The press release pointed out that the book "tackles questions that are sure to be reignited with the unofficial launch of the 2008 presidential race: 'How should we address the concept of separation of church and state? How has religion influenced this country's past, and why does it matter now? Does the U.S. have a special 'role' to play in the world, and how have U.S. presidents answered this question? In a pluralistic society, how do we strike the right balance in the role of religion in American public life?' The principle of religious freedom once united this country, Land maintains, warning it would be tragic if Americas allowed it to split the nation apart."
Meanwhile, responding to a "God and country shouting match" of another stripe, Land appeared to stand solidly behind the recent remarks of General Peter Pace, the chairman of the Joint Chiefs of Staff who said that gays should not be allowed to serve openly in the military because homosexuality is "immoral":
"If 'don't ask, don't tell' were to be jettisoned, you would have a larger number of homosexuals and lesbians volunteering to serve, but at what cost? For every additional 'gay' person induced to serve ... how many potential soldiers, sailors, Marines and airmen would be less likely to enlist (from the more than 90 percent of the population which is not 'gay')?" Land asked. "Additionally, how many current military personnel would resign from the service in protest because they too believe homosexual behavior is immoral and would not choose to be in close unit contact with such behavior?"

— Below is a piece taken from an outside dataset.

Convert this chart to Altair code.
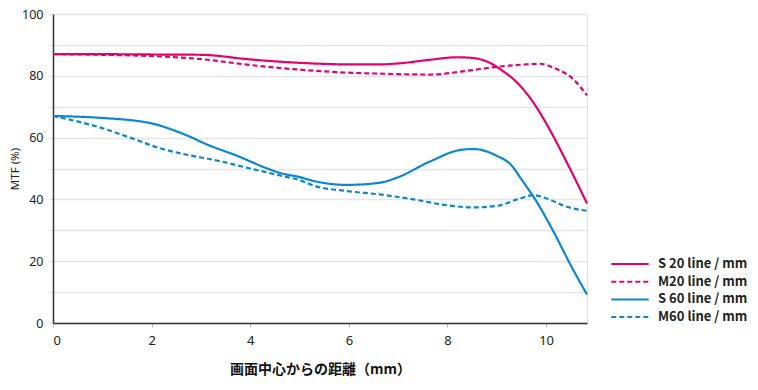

At a recent meeting of the Kalamazoo , Michigan Right to Life chapter, Land told the crowd that "We are winning [the fight against abortion]. This is a long twilight struggle. ... The civil rights movement had a long twilight struggle, and so do we.'
Four years ago, Land supported President Bush's invasion of Iraq , calling it an example of a "just war. "In late March of this year, Land appeared on PBS' "Religion & Ethics Newsweekly" where, according to Bob Allen of EthicsDaily.com, "he stuck to the Bush Administration's Talking Points on the quagmire that is the Iraq War." In a recent essay about Land's defence of Iraq war, Robert Parham, Executive Director of the Baptist Center for Ethics, wrote that Land continuously "misstated the rules of just war." Parham added that Land "Either ... doesn't understand the rules or he misuses them because he is more politically loyal to President Bush than morally faithful to the biblical call for the prophetic voice."
"Having demanded a wedding ring from the Republican Party, Richard is now so wed to the president's failed war than he is a court priest for a pro-war denomination."
Focus on the Family's James Dobson, the Rev. Jerry Falwell and the Coral Ridge Ministries' D. James Kennedy have all suffered from a serious illnesses over the past few years. Anyone monitoring the antics of Pat Robertson will no doubt find it hard to take him seriously. The Rev. Ted Haggard, once the symbol of the new breed is now out of the picture. This leaves an opening; while many are vying to show that they've got political clout, few have as formidable a platform as Richard Land.